This wonderfully poignant drama about a group of Welsh men with erectile dysfunction who test a new miracle drug is perfectly judged. What a lovely way to round off the year

I haven’t used this pun yet this year and even though it’s taken me right up to the last few minutes of possible deployment, I am glad I kept my powder dry – because Men Up is definitely this year’s Christmas cracker. The 90-minute tale of the first trial (in Morriston Hospital, Swansea, in 1994) of the drug that would become Viagra, is short, sweet and altogether lovely. Though it never loses its twinkle, it plays the matter straight and – while the characters may joke about their situations – never for laughs. Tonally, it’s a masterpiece by writer Matthew Barry and director Ashley Way that never undercuts or overeggs a moment.

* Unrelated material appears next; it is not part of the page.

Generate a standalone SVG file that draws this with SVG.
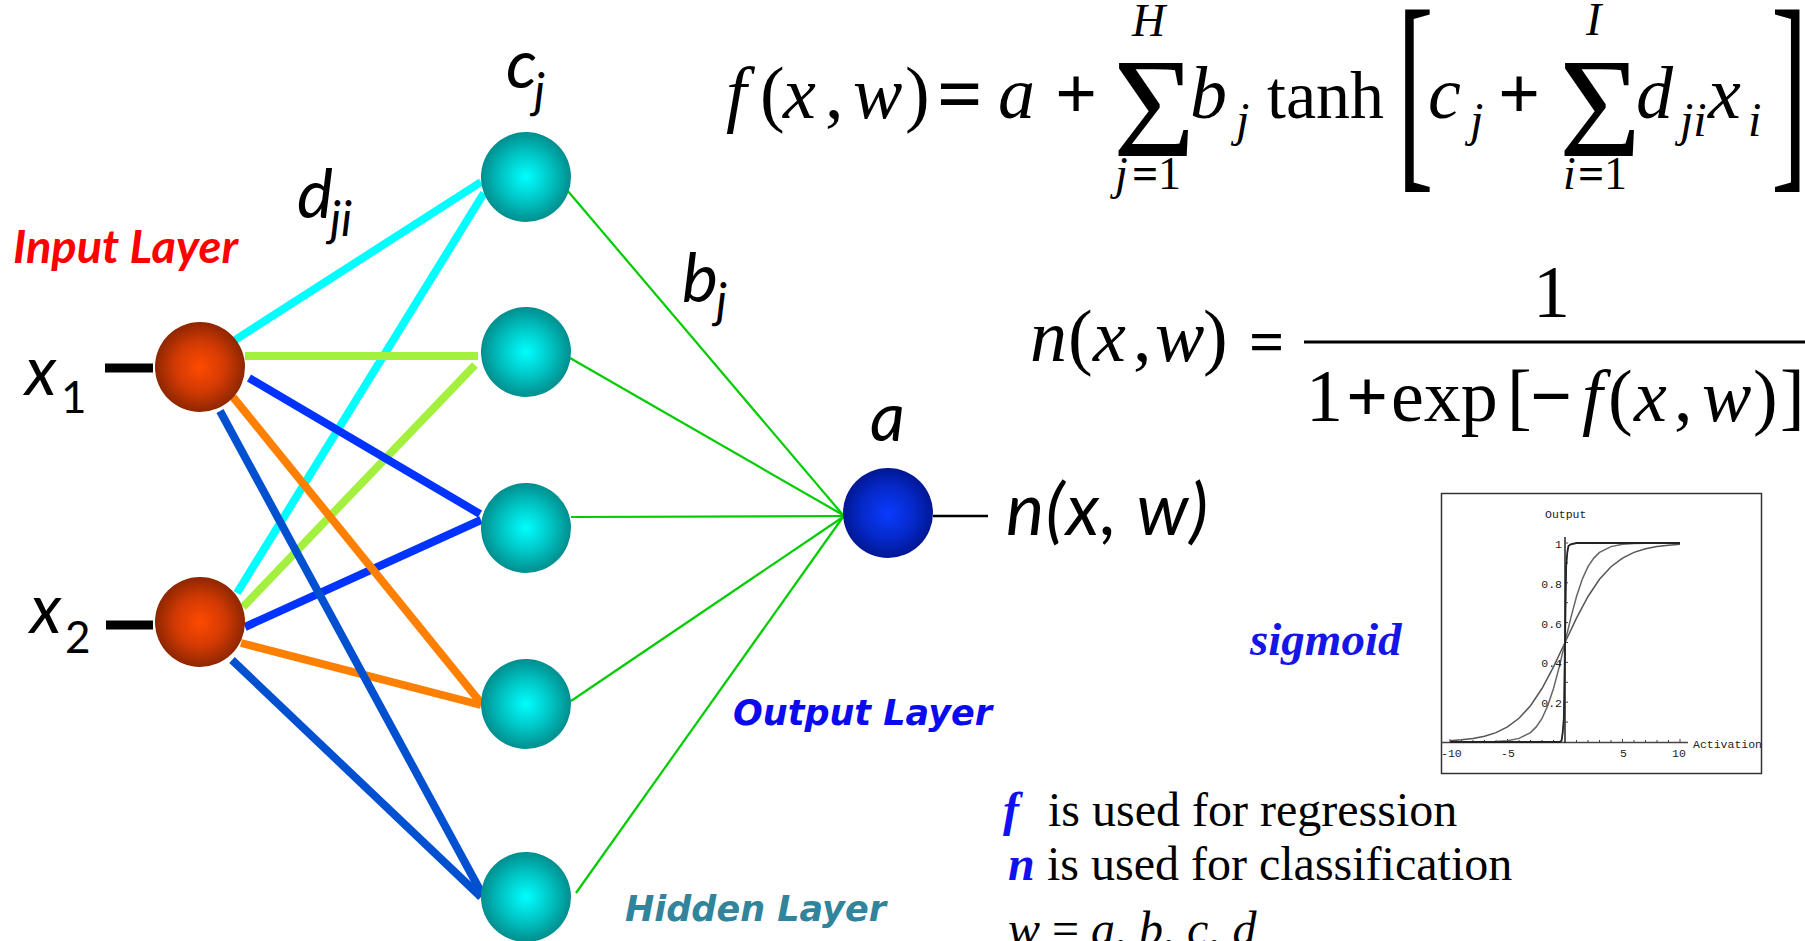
<svg xmlns="http://www.w3.org/2000/svg" width="1805" height="941" viewBox="0 0 1805 941">
<defs>
  <radialGradient id="gIn" cx="50%" cy="50%" r="50%">
    <stop offset="0" stop-color="#FF4A00"/>
    <stop offset="0.55" stop-color="#D23A04"/>
    <stop offset="1" stop-color="#8E2600"/>
  </radialGradient>
  <radialGradient id="gHid" cx="50%" cy="50%" r="50%">
    <stop offset="0" stop-color="#00FFFF"/>
    <stop offset="0.55" stop-color="#00C4C4"/>
    <stop offset="1" stop-color="#008E8E"/>
  </radialGradient>
  <radialGradient id="gOut" cx="50%" cy="50%" r="50%">
    <stop offset="0" stop-color="#0A3CFF"/>
    <stop offset="0.6" stop-color="#0528C8"/>
    <stop offset="1" stop-color="#001894"/>
  </radialGradient>
  <style>
    .lbl { font-family: Lato, "Open Sans", sans-serif; font-style: italic; fill: #000; }
    .big { font-size: 68px; }
    .sub { font-size: 48px; }
    .ser { font-family: "Liberation Serif", "Times New Roman", serif; }
    .it { font-style: italic; }
    .bd { font-weight: bold; }
    .mono { font-family: "Liberation Mono", "Courier New", monospace; font-size: 11.5px; fill: #222; }
    .wide { stroke-width: 8; fill: none; }
    .thin { stroke: #00CC00; stroke-width: 2.2; fill: none; }
    .layer { font-family: "DejaVu Sans", Verdana, sans-serif; font-weight: bold; font-style: oblique; font-size: 35px; }
  </style>
</defs>
<rect width="1805" height="941" fill="#FFFFFF"/>

<!-- connectors -->
<g id="connectors">
  <line class="wide" stroke="#00FFFF" x1="235" y1="340" x2="481" y2="182"/>
  <line class="wide" stroke="#00FFFF" x1="237" y1="593" x2="484" y2="193"/>
  <line class="wide" stroke="#A4F03E" x1="245" y1="356" x2="478" y2="356"/>
  <line class="wide" stroke="#A4F03E" x1="243" y1="607" x2="475" y2="365"/>
  <line class="wide" stroke="#0033FF" x1="249" y1="378" x2="480" y2="514"/>
  <line class="wide" stroke="#0033FF" x1="245" y1="627" x2="481" y2="520"/>
  <line class="wide" stroke="#FF8000" x1="233" y1="397" x2="481" y2="703"/>
  <line class="wide" stroke="#FF8000" x1="241" y1="643" x2="481" y2="705"/>
  <line class="wide" stroke="#0050D0" x1="220" y1="411" x2="481" y2="892"/>
  <line class="wide" stroke="#0050D0" x1="232" y1="660" x2="481" y2="897"/>
  <line class="thin" x1="567" y1="190" x2="843" y2="515"/>
  <line class="thin" x1="570" y1="358" x2="843" y2="515"/>
  <line class="thin" x1="571" y1="517" x2="843" y2="516"/>
  <line class="thin" x1="571" y1="701" x2="843" y2="517"/>
  <line class="thin" x1="576" y1="893" x2="843" y2="517"/>
  <line stroke="#000" stroke-width="9" x1="105" y1="368" x2="153" y2="368"/>
  <line stroke="#000" stroke-width="9" x1="106" y1="625" x2="153" y2="625"/>
  <line stroke="#000" stroke-width="2.5" x1="933" y1="516" x2="988" y2="516"/>
</g>

<!-- input nodes -->
<g id="node-x1">
  <circle cx="200" cy="367" r="45" fill="url(#gIn)"/>
  <text class="lbl big" x="25" y="395">x</text>
  <text class="lbl" x="61" y="413" style="font-style:normal;font-size:44px">1</text>
</g>
<g id="node-x2">
  <circle cx="200" cy="622" r="45" fill="url(#gIn)"/>
  <text class="lbl big" x="30" y="633">x</text>
  <text class="lbl" x="65" y="653" style="font-style:normal;font-size:44px">2</text>
</g>

<!-- hidden nodes -->
<g id="node-h1"><circle cx="526" cy="177" r="45" fill="url(#gHid)"/></g>
<g id="node-h2"><circle cx="526" cy="352" r="45" fill="url(#gHid)"/></g>
<g id="node-h3"><circle cx="526" cy="528" r="45" fill="url(#gHid)"/></g>
<g id="node-h4"><circle cx="526" cy="704" r="45" fill="url(#gHid)"/></g>
<g id="node-h5"><circle cx="526" cy="897" r="45" fill="url(#gHid)"/></g>

<!-- output node -->
<g id="node-out">
  <circle cx="888" cy="513" r="45" fill="url(#gOut)"/>
  <text class="lbl big" x="870" y="441">a</text>
  <text class="lbl" x="1006" y="535" style="font-size:72px" textLength="202" lengthAdjust="spacing">n(x, w)</text>
</g>

<!-- weight labels -->
<g id="labels">
  <text class="lbl big" x="506" y="88">c</text>
  <text class="lbl sub" x="534" y="108">j</text>
  <text class="lbl big" x="297" y="218">d</text>
  <text class="lbl sub" x="330" y="236">ji</text>
  <text class="lbl big" x="682" y="302">b</text>
  <text class="lbl sub" x="716" y="318">j</text>
  <text x="13" y="263" textLength="225" lengthAdjust="spacingAndGlyphs" style="font-family: Lato, 'Open Sans', sans-serif; font-weight: bold; font-style: italic; font-size: 45px; fill: #FF0000">Input Layer</text>
  <text class="layer" x="733" y="725" fill="#0A0AEE">Output Layer</text>
  <text class="layer" x="625" y="921" fill="#31849B">Hidden Layer</text>
</g>

<!-- f equation -->
<g id="eq-f" class="ser" font-size="74" fill="#000">
  <text y="118"><tspan x="726" class="it">f</tspan><tspan x="760">(</tspan><tspan x="783" class="it">x</tspan><tspan x="825">,</tspan><tspan x="853" class="it">w</tspan><tspan x="905">)</tspan></text>
  <text x="937" y="121" font-size="80" class="bd">=</text>
  <text x="998" y="118" class="it">a</text>
  <text x="1055" y="118" class="bd">+</text>
  <text x="1113" y="156" font-size="141">Σ</text>
  <text x="1132" y="36" font-size="46" class="it">H</text>
  <text y="189" font-size="46"><tspan x="1115" class="it">j</tspan><tspan x="1132" class="bd">=</tspan><tspan x="1158">1</tspan></text>
  <text x="1190" y="118" class="it">b</text>
  <text x="1236" y="136" font-size="48" class="it">j</text>
  <text x="1267" y="118" font-size="68">tanh</text>
  <text transform="translate(1397,162) scale(1,2)" font-size="110">[</text>
  <text x="1428" y="118" class="it">c</text>
  <text x="1470" y="136" font-size="48" class="it">j</text>
  <text x="1498" y="118" class="bd">+</text>
  <text x="1559" y="156" font-size="141">Σ</text>
  <text x="1586" y="35" font-size="46" class="it">I</text>
  <text y="189" font-size="46"><tspan x="1563" class="it">i</tspan><tspan x="1578" class="bd">=</tspan><tspan x="1604">1</tspan></text>
  <text x="1636" y="118" class="it">d</text>
  <text x="1680" y="136" font-size="48" class="it">ji</text>
  <text x="1708" y="118" class="it">x</text>
  <text x="1748" y="136" font-size="48" class="it">i</text>
  <text transform="translate(1771,162) scale(1,2)" font-size="110">]</text>
</g>

<!-- n equation -->
<g id="eq-n" class="ser" font-size="74" fill="#000">
  <text y="361"><tspan x="1030" class="it">n</tspan><tspan x="1068">(</tspan><tspan x="1093" class="it">x</tspan><tspan x="1133">,</tspan><tspan x="1155" class="it">w</tspan><tspan x="1203">)</tspan></text>
  <text x="1249" y="362" font-size="62" class="bd">=</text>
  <rect x="1304" y="340.5" width="501" height="3" fill="#000"/>
  <text x="1533" y="317">1</text>
  <text y="421"><tspan x="1306">1</tspan><tspan x="1346" class="bd">+</tspan><tspan x="1391">exp</tspan><tspan x="1507">[</tspan><tspan x="1530" class="bd">−</tspan><tspan x="1582" class="it">f</tspan><tspan x="1608">(</tspan><tspan x="1634" class="it">x</tspan><tspan x="1674">,</tspan><tspan x="1702" class="it">w</tspan><tspan x="1753">)</tspan><tspan x="1780">]</tspan></text>
</g>

<!-- sigmoid plot -->
<g id="sigmoid-plot">
  <text x="1250" y="655" class="ser it bd" font-size="47" style="fill:#1515E8">sigmoid</text>
  <rect x="1441.5" y="493.5" width="320" height="280" fill="#FFFFFF" stroke="#333" stroke-width="1.5"/>
  <line x1="1441" y1="742.5" x2="1688" y2="742.5" stroke="#444" stroke-width="1.5"/>
  <line x1="1565" y1="537" x2="1565" y2="743" stroke="#222" stroke-width="1.5"/>
  <path d="M1450 742v-3M1461.5 742v-2M1473 742v-2M1484.5 742v-2M1496 742v-2M1507.5 742v-3M1519 742v-2M1530.5 742v-2M1542 742v-2M1553.5 742v-2M1576.5 742v-2M1588 742v-2M1599.5 742v-2M1611 742v-2M1622.5 742v-3M1634 742v-2M1645.5 742v-2M1657 742v-2M1668.5 742v-2M1680 742v-3" stroke="#444" stroke-width="1"/>
  <path d="M1565 722.1h3M1565 702.2h3M1565 682.3h3M1565 662.4h3M1565 642.5h3M1565 622.6h3M1565 602.7h3M1565 582.8h3M1565 562.9h3M1565 543h3" stroke="#444" stroke-width="1"/>
  <path d="M1450 740.7L1461.5 739.8L1473 738.4L1484.5 736.2L1496 732.6L1507.5 726.9L1519 718.3L1530.5 705.7L1542 688.5L1553.5 666.9L1565 642.5L1576.5 618.1L1588 596.5L1599.5 579.3L1611 566.7L1622.5 558.1L1634 552.4L1645.5 548.8L1657 546.6L1668.5 545.2L1680 544.3" fill="none" stroke="#555" stroke-width="1.5"/>
  <path d="M1450 742L1473 741.9L1496 741.5L1507.5 740.7L1519 738.4L1530.5 732.6L1536.25 726.9L1542 718.3L1547.75 705.7L1553.5 688.5L1559.25 666.9L1565 642.5L1570.75 618.1L1576.5 596.5L1582.25 579.3L1588 566.7L1593.75 558.1L1599.5 552.4L1611 546.6L1622.5 544.3L1634 543.5L1657 543.1L1680 543" fill="none" stroke="#666" stroke-width="1.5"/>
  <path d="M1450 742L1559.25 742L1561.55 740.7L1562.7 732.6L1563.85 718.3L1565 642.5L1566.15 566.7L1567.3 552.4L1568.45 546L1570.75 544.3L1576.5 543L1680 543" fill="none" stroke="#222" stroke-width="1.8"/>
  <text class="mono" x="1545" y="518">Output</text>
  <text class="mono" x="1693" y="748">Activation</text>
  <text class="mono" x="1441" y="757">-10</text>
  <text class="mono" x="1501" y="757">-5</text>
  <text class="mono" x="1620" y="757">5</text>
  <text class="mono" x="1672" y="757">10</text>
  <g class="mono" text-anchor="end">
    <text x="1562" y="548">1</text>
    <text x="1562" y="588">0.8</text>
    <text x="1562" y="628">0.6</text>
    <text x="1562" y="667">0.4</text>
    <text x="1562" y="707">0.2</text>
  </g>
</g>

<!-- notes -->
<g id="notes" class="ser" font-size="48" fill="#000">
  <text y="826"><tspan x="1003" class="it bd" fill="#1010F0">f</tspan><tspan x="1048">is used for regression</tspan></text>
  <text y="880"><tspan x="1008" class="it bd" fill="#1010F0">n</tspan><tspan x="1047">is used for classification</tspan></text>
  <text y="945" x="1008"><tspan class="it">w</tspan> = <tspan class="it">a</tspan>, <tspan class="it">b</tspan>, <tspan class="it">c</tspan>, <tspan class="it">d</tspan></text>
</g>
</svg>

The story coheres round a handful of men who, after trying the various treatments on offer in the early 90s for their erectile dysfunction (penis injections, inflatable rods, a literal pump in the scrotum, pellets up the urethra), leap at the chance to try a potential cure in pill form. Soon Meurig (Iwan Rheon), whose failure to thrive is a consequence of his diabetes, though his wife (Alexandra Roach) fears it is a reaction to her double mastectomy after breast cancer, and his fellow sufferers find themselves hooked up to “strain gauges”, popping pills, watching porn and waiting for magic to happen. For most, eventually, it does. For others, the disappointment threatens to overwhelm everything.